Data supplied
** begin **
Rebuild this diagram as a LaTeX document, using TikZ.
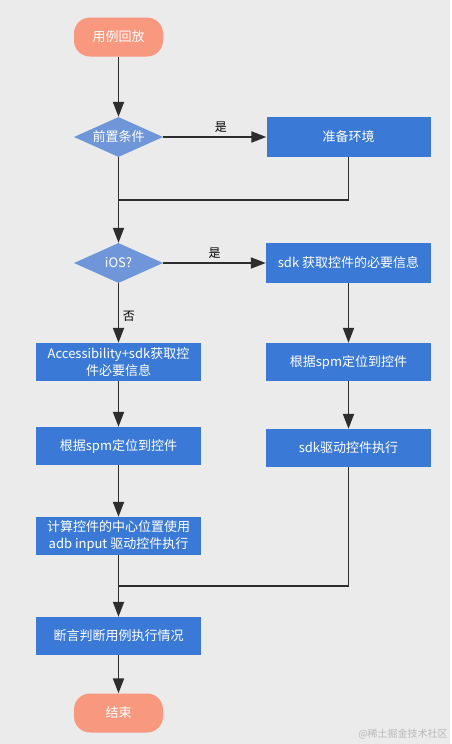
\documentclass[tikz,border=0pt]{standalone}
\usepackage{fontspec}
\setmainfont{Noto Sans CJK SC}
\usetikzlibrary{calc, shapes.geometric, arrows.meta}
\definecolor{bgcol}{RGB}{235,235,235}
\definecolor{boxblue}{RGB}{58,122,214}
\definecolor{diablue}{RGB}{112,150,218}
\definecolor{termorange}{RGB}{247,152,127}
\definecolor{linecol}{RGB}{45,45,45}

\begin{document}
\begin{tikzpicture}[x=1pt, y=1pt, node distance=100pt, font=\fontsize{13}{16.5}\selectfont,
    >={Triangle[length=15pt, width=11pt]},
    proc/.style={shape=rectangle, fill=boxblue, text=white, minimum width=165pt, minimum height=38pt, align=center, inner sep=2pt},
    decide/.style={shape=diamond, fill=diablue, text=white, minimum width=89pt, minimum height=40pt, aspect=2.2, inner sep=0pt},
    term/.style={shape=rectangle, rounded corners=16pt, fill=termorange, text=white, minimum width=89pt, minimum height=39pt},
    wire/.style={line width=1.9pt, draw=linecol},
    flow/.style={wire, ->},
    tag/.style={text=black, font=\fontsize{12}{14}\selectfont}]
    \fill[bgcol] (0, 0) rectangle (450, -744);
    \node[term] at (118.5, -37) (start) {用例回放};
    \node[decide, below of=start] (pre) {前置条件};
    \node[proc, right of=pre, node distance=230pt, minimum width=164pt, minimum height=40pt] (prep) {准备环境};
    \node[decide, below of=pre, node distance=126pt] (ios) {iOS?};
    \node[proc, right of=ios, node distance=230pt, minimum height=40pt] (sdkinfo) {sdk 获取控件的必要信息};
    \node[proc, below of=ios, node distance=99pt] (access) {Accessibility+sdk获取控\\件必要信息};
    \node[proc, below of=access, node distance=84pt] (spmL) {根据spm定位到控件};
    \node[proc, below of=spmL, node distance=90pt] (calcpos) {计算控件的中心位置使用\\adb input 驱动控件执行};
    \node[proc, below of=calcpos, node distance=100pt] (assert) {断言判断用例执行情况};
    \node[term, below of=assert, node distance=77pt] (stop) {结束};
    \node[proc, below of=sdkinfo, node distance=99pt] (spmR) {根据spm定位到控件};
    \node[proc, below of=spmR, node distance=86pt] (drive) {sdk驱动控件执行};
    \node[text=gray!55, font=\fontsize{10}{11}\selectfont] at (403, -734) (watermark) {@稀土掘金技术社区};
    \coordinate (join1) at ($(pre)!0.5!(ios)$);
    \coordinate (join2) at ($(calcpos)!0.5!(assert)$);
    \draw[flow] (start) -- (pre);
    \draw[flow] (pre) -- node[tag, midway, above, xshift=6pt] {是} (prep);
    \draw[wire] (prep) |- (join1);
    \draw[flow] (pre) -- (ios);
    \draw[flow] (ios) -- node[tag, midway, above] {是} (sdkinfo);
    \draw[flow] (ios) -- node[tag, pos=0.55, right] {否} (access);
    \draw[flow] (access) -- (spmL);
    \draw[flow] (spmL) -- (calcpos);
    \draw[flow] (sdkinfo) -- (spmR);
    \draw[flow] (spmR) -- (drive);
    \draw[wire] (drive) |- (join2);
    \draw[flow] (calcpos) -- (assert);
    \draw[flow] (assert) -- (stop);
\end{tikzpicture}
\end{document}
** end **
** begin **
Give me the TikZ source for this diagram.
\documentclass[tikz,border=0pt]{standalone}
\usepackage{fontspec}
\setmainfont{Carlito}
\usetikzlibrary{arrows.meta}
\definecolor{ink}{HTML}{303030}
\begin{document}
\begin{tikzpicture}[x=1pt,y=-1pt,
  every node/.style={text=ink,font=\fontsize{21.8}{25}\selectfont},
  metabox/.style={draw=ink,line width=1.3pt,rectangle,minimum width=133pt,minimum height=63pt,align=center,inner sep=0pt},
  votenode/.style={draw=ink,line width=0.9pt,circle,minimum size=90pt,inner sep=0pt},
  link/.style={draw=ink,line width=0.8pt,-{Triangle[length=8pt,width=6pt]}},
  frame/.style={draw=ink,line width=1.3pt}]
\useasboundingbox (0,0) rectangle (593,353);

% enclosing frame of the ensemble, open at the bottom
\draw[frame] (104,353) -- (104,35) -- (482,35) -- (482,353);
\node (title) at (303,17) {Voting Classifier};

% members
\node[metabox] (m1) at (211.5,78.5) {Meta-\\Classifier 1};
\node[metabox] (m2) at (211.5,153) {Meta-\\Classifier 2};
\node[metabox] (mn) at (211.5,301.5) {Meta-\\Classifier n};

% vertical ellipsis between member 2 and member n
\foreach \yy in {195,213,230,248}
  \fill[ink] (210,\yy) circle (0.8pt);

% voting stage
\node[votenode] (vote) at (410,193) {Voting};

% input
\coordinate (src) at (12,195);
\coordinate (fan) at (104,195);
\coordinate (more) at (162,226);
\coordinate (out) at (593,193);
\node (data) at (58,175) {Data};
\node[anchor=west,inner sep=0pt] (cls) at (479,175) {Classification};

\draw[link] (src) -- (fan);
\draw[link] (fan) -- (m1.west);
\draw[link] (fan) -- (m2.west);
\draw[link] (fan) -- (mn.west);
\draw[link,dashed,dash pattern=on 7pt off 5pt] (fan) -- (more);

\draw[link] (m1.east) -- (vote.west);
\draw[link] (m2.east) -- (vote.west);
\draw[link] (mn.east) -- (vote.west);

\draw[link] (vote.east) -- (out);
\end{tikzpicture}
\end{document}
** end **
Each line in the data that holds the string "this" should be found and copied.

Exercise output
Rebuild this diagram as a LaTeX document, using TikZ.
Give me the TikZ source for this diagram.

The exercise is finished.